Unincorporated community in Pennsylvania, US

Simpson is an unincorporated community and census-designated place in Fell Township, Lackawanna County, Pennsylvania, United States. It is directly north of the city of Carbondale on Pennsylvania Route 171. As of the 2010 census the population of Simpson was 1,275.

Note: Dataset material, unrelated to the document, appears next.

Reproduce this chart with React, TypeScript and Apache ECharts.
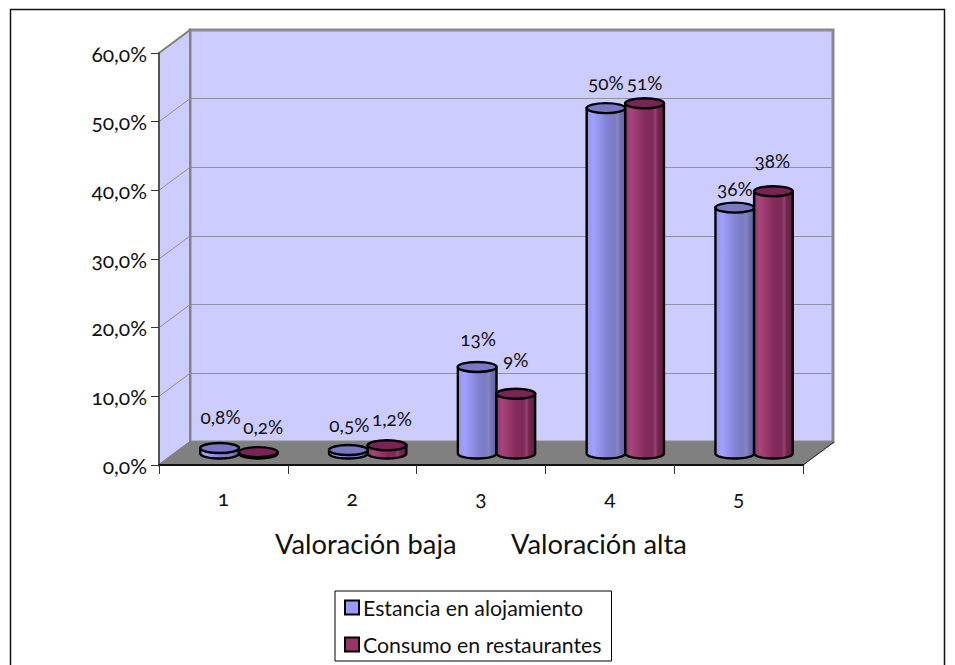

Simpson was settled in 1818 and organized in 1845. It is named after Clarence D. Simpson, who was one of the large independent coal magnates in the Northern Anthracite Region. Early industries included trapping, tanning and lumbering. Later, coal mining and railroading became dominant professions. The coal miners were often immigrants from Russia, Poland, and Slovakia. Local businesses of the past include Fell Brewing Co., makers of Pennsylvania Pioneer Beer, Mirtz Premium Ale and Fell Porter. The Klotz Throwing Company and Empire Silk Mill merged to become General Textile Mills or Gentex, another important local business. To these jobs and new quarters, working men brought their families. Many churches and schools were built by these new, proud, industrious Americans. The crowning sports achievement came in 1946 when the Fell High School basketball team won the state championship. The final class graduated from Fell High School in 1975 when a merger formed the Carbondale Area District.

==Geography==
Simpson is in northeastern Lackawanna County, in the southern part of Fell Township. It is bordered to the south by the city of Carbondale. Pennsylvania Route 171 is Simpson's Main Street, leading north 5 mi to Forest City and south 1.5 mi to the center of Carbondale. Simpson is 17 mi northeast of Scranton.

According to the U.S. Census Bureau, the Simpson CDP has a total area of 2.3 sqkm, of which 0.015 sqkm, or 0.64%, are water. The Lackawanna River passes through the center of Simpson, flowing southwest to the Susquehanna River at Pittston.